■ **Information provided**
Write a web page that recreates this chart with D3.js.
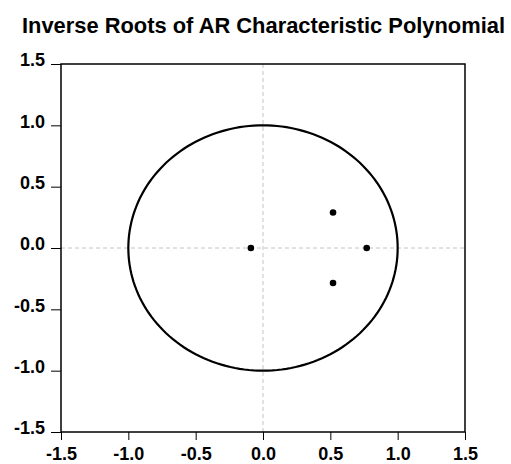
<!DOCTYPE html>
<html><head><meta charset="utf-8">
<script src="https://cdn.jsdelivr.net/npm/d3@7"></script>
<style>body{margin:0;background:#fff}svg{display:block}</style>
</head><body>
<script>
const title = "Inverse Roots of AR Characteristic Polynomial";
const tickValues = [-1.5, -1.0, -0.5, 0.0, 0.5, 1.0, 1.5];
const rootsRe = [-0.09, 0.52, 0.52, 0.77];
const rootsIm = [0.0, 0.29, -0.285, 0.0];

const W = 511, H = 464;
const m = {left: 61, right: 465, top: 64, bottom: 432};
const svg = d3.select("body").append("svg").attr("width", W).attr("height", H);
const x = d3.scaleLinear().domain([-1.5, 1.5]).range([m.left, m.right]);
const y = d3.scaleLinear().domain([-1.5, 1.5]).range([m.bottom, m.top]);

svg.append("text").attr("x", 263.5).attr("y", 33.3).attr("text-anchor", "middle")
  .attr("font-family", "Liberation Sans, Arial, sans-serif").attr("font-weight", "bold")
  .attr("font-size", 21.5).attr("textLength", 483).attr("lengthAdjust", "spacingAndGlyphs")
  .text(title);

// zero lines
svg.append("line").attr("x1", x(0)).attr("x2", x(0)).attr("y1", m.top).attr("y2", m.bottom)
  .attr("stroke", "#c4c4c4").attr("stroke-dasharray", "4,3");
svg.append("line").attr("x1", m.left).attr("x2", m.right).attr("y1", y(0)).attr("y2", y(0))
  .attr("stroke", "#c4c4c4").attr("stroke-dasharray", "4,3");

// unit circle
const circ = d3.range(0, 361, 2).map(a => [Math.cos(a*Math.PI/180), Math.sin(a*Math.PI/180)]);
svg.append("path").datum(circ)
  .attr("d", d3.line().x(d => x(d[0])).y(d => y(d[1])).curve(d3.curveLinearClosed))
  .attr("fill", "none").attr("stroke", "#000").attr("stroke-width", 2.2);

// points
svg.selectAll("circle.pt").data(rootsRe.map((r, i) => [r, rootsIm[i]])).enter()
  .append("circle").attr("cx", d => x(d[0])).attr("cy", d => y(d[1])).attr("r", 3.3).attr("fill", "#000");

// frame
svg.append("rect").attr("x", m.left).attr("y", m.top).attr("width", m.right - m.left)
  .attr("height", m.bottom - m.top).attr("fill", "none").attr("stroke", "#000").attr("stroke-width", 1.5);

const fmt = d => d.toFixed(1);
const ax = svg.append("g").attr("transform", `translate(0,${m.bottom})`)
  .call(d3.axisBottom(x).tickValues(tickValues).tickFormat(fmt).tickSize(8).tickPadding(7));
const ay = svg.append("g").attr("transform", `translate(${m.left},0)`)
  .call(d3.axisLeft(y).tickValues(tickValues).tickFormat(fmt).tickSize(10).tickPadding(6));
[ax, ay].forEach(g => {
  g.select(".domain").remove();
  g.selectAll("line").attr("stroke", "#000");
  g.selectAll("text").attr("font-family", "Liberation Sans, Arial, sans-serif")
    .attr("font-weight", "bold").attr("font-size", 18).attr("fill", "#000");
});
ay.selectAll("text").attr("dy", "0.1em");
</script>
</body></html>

■ **Given task**
Please restate the material above line by line, exactly, beginning at its first line and ending with the line that contains "const rootsIm = [0.0, 0.29, -0.285, 0.0];", without any pictures.

■ **Exercise answer**
Write a web page that recreates this chart with D3.js.
<!DOCTYPE html>
<html><head><meta charset="utf-8">
<script src="https://cdn.jsdelivr.net/npm/d3@7"></script>
<style>body{margin:0;background:#fff}svg{display:block}</style>
</head><body>
<script>
const title = "Inverse Roots of AR Characteristic Polynomial";
const tickValues = [-1.5, -1.0, -0.5, 0.0, 0.5, 1.0, 1.5];
const rootsRe = [-0.09, 0.52, 0.52, 0.77];
const rootsIm = [0.0, 0.29, -0.285, 0.0];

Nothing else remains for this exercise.